To Have And Have Another: A Hemingway Cocktail Companion

Martin Morse Wooster at the Weekly Standard offers a review of Philip Greene's To Have and Have Another: A Hemingway Cocktail Companion.

Ernest Hemingway drank far more than most people, and probably more than was good for him. He loved liquor so much that when he was in his late 50s, and a diabetic, his doctors tried to ration his alcohol consumption—to a liter of wine a day.

But Hemingway was far from being an uncontrollable drunk. He did most of his writing in the mornings, and he made sure not to drink while he was writing.
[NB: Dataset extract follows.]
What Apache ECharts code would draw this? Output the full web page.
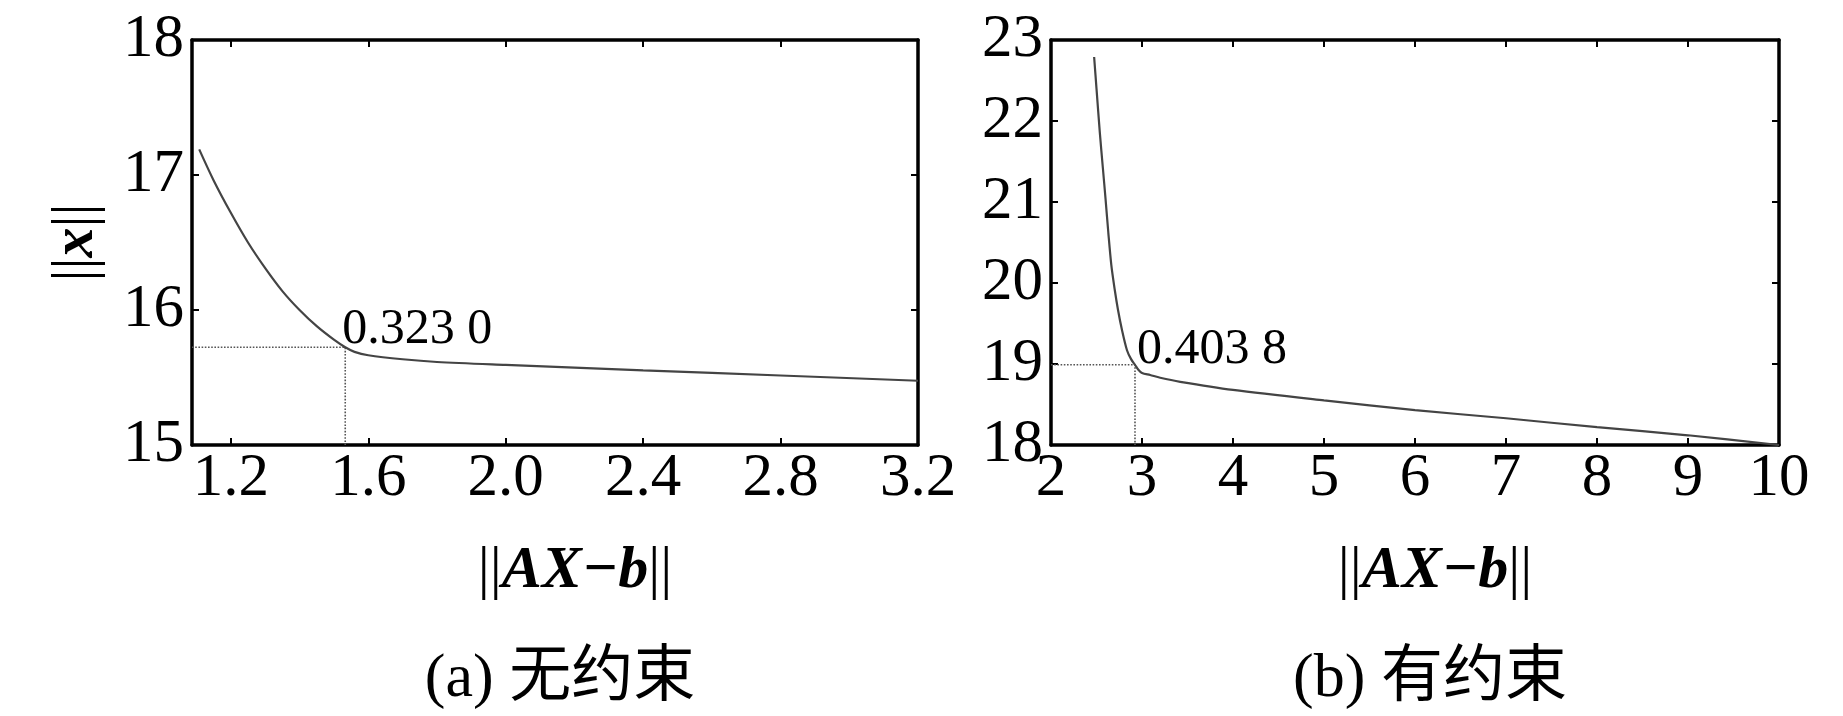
<!DOCTYPE html>
<html lang="zh">
<head>
    <meta charset="UTF-8">
    <title>||x|| vs ||AX-b||</title>
    <script src="https://cdn.jsdelivr.net/npm/echarts@6.0.0/dist/echarts.min.js"></script>
    <style>
        html, body { margin: 0; padding: 0; background: #fff; }
        #chart { width: 1843px; height: 716px; }
    </style>
</head>
<body>
    <div id="chart"></div>
    <script>
        // (a) 无约束
        const curveAX = [1.108, 1.15, 1.20, 1.25, 1.30, 1.35, 1.40, 1.45, 1.50, 1.533, 1.56, 1.60, 1.70, 1.80, 2.0, 2.4, 2.8, 3.2];
        const curveAY = [17.19, 16.96, 16.72, 16.50, 16.31, 16.14, 16.00, 15.88, 15.78, 15.724, 15.69, 15.665, 15.635, 15.615, 15.593, 15.553, 15.515, 15.476];
        const kneeA = [1.533, 15.724];
        const labelA = '0.323 0';
        const xTicksA = [1.2, 1.6, 2.0, 2.4, 2.8, 3.2];
        const yTicksA = [15, 16, 17, 18];

        // (b) 有约束
        const curveBX = [2.474, 2.50, 2.537, 2.57, 2.60, 2.63, 2.663, 2.70, 2.736, 2.78, 2.835, 2.88, 2.923, 2.96, 3.0, 3.09, 3.2, 3.42, 4.0, 5.0, 6.0, 7.0, 8.0, 9.0, 10.0];
        const curveBY = [22.79, 22.40, 21.85, 21.42, 21.03, 20.62, 20.22, 19.92, 19.67, 19.42, 19.17, 19.06, 18.99, 18.93, 18.89, 18.864, 18.83, 18.78, 18.68, 18.55, 18.43, 18.33, 18.22, 18.12, 18.0];
        const kneeB = [2.923, 18.99];
        const labelB = '0.403 8';
        const xTicksB = [2, 3, 4, 5, 6, 7, 8, 9, 10];
        const yTicksB = [18, 19, 20, 21, 22, 23];

        const captions = ['(a) 无约束', '(b) 有约束'];

        const SERIF = "'Liberation Serif', 'Times New Roman', serif";
        const CJK = "'Liberation Serif', 'Noto Sans CJK SC', serif";

        const frameLine = { show: true, onZero: false, lineStyle: { color: '#000', width: 3.5 } };
        const innerTick = (vals) => ({ show: true, inside: true, length: 7, customValues: vals, lineStyle: { color: '#000', width: 2 } });
        const tickFont = { fontFamily: SERIF, fontSize: 61, color: '#000' };

        const xName = {
            name: '{bar|||}{v|AX\u2212b}{bar|||}',
            nameLocation: 'middle',
            nameGap: 96,
            nameTextStyle: {
                padding: [0, 0, 0, 40],
                rich: {
                    bar: { fontFamily: SERIF, fontSize: 60, color: '#000' },
                    v: { fontFamily: SERIF, fontSize: 60, fontWeight: 'bold', fontStyle: 'italic', color: '#000' }
                }
            }
        };

        function makeAxes(grid, xmin, xmax, ymin, ymax, xt, yt, fmt, withYName) {
            const xs = [
                Object.assign({
                    type: 'value', gridIndex: grid, min: xmin, max: xmax, position: 'bottom',
                    axisLine: frameLine, axisTick: innerTick(xt), splitLine: { show: false },
                    axisLabel: Object.assign({ customValues: xt, margin: 3, formatter: fmt }, tickFont)
                }, xName),
                {
                    type: 'value', gridIndex: grid, min: xmin, max: xmax, position: 'top',
                    axisLine: frameLine, axisTick: innerTick(xt), splitLine: { show: false },
                    axisLabel: { show: false }
                }
            ];
            const left = {
                type: 'value', gridIndex: grid, min: ymin, max: ymax, position: 'left',
                axisLine: frameLine, axisTick: innerTick(yt), splitLine: { show: false },
                axisLabel: Object.assign({ customValues: yt, margin: 8 }, tickFont)
            };
            if (withYName) {
                Object.assign(left, {
                    name: '{bar|||}{v|x}{bar|||}',
                    nameLocation: 'middle',
                    nameGap: 86,
                    nameTextStyle: {
                        rich: {
                            bar: { fontFamily: SERIF, fontSize: 60, color: '#000' },
                            v: { fontFamily: SERIF, fontSize: 60, fontWeight: 'bold', fontStyle: 'italic', color: '#000' }
                        }
                    }
                });
            }
            const ys = [left, {
                type: 'value', gridIndex: grid, min: ymin, max: ymax, position: 'right',
                axisLine: frameLine, axisTick: innerTick(yt), splitLine: { show: false },
                axisLabel: { show: false }
            }];
            return { xs, ys };
        }

        const zip = (a, b) => a.map((v, i) => [v, b[i]]);

        const axA = makeAxes(0, 1.087, 3.2, 15, 18, xTicksA, yTicksA, v => v.toFixed(1), true);
        const axB = makeAxes(1, 2, 10, 18, 23, xTicksB, yTicksB, v => String(v), false);

        function seriesFor(xi, yi, xs, ys, knee, label, xmin, ymin, off) {
            return [
                {
                    type: 'line', xAxisIndex: xi, yAxisIndex: yi, data: zip(xs, ys),
                    showSymbol: false, smooth: 0.3, lineStyle: { color: '#444', width: 2.2 }, z: 3
                },
                {
                    type: 'line', xAxisIndex: xi, yAxisIndex: yi,
                    data: [[xmin, knee[1]], knee, [knee[0], ymin]],
                    showSymbol: false, lineStyle: { color: '#555', width: 1.6, type: 'dotted' }, z: 2
                },
                {
                    type: 'scatter', xAxisIndex: xi, yAxisIndex: yi, data: [knee], symbolSize: 0,
                    itemStyle: { color: '#000', opacity: 1 },
                    label: {
                        show: true, formatter: label, position: 'right', distance: 0,
                        align: 'left', verticalAlign: 'bottom', offset: off,
                        fontFamily: SERIF, fontSize: 50, color: '#000', opacity: 1
                    }
                }
            ];
        }

        const chart = echarts.init(document.getElementById('chart'), null, { renderer: 'canvas' });
        chart.setOption({
            animation: false,
            backgroundColor: '#fff',
            grid: [
                { left: 192, top: 40, width: 726, height: 405 },
                { left: 1051, top: 40, width: 728, height: 405 }
            ],
            xAxis: axA.xs.concat(axB.xs),
            yAxis: axA.ys.concat(axB.ys),
            series: seriesFor(0, 0, curveAX, curveAY, kneeA, labelA, 1.087, 15, [-3, 8])
                .concat(seriesFor(2, 2, curveBX, curveBY, kneeB, labelB, 2, 18, [2, 10])),
            graphic: [
                { type: 'text', x: 560, y: 680, style: { text: captions[0], font: '62px ' + CJK, fill: '#000', align: 'center', verticalAlign: 'middle' } },
                { type: 'text', x: 1430, y: 680, style: { text: captions[1], font: '62px ' + CJK, fill: '#000', align: 'center', verticalAlign: 'middle' } }
            ]
        });
    </script>
</body>
</html>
Nor did he drink late at night.
Moreover, Hemingway well understood the problems that uncontrolled alcohol consumption could cause for a writer’s career: Reminiscing about F. Scott Fitzgerald, who often was barely able to control his drinking, Hemingway recalled, “I told Scott that being a rummy made him very vulnerable—I mean, a rummy married to a crazy is not the kind of pari-mutuel that aids a writer.” 
Drinking was an essential part of Hemingway’s character and of his fiction.
Here, Philip Greene provides a highly entertaining look at what Hemingway drank, where he drank, and the characters Hemingway encountered while drinking.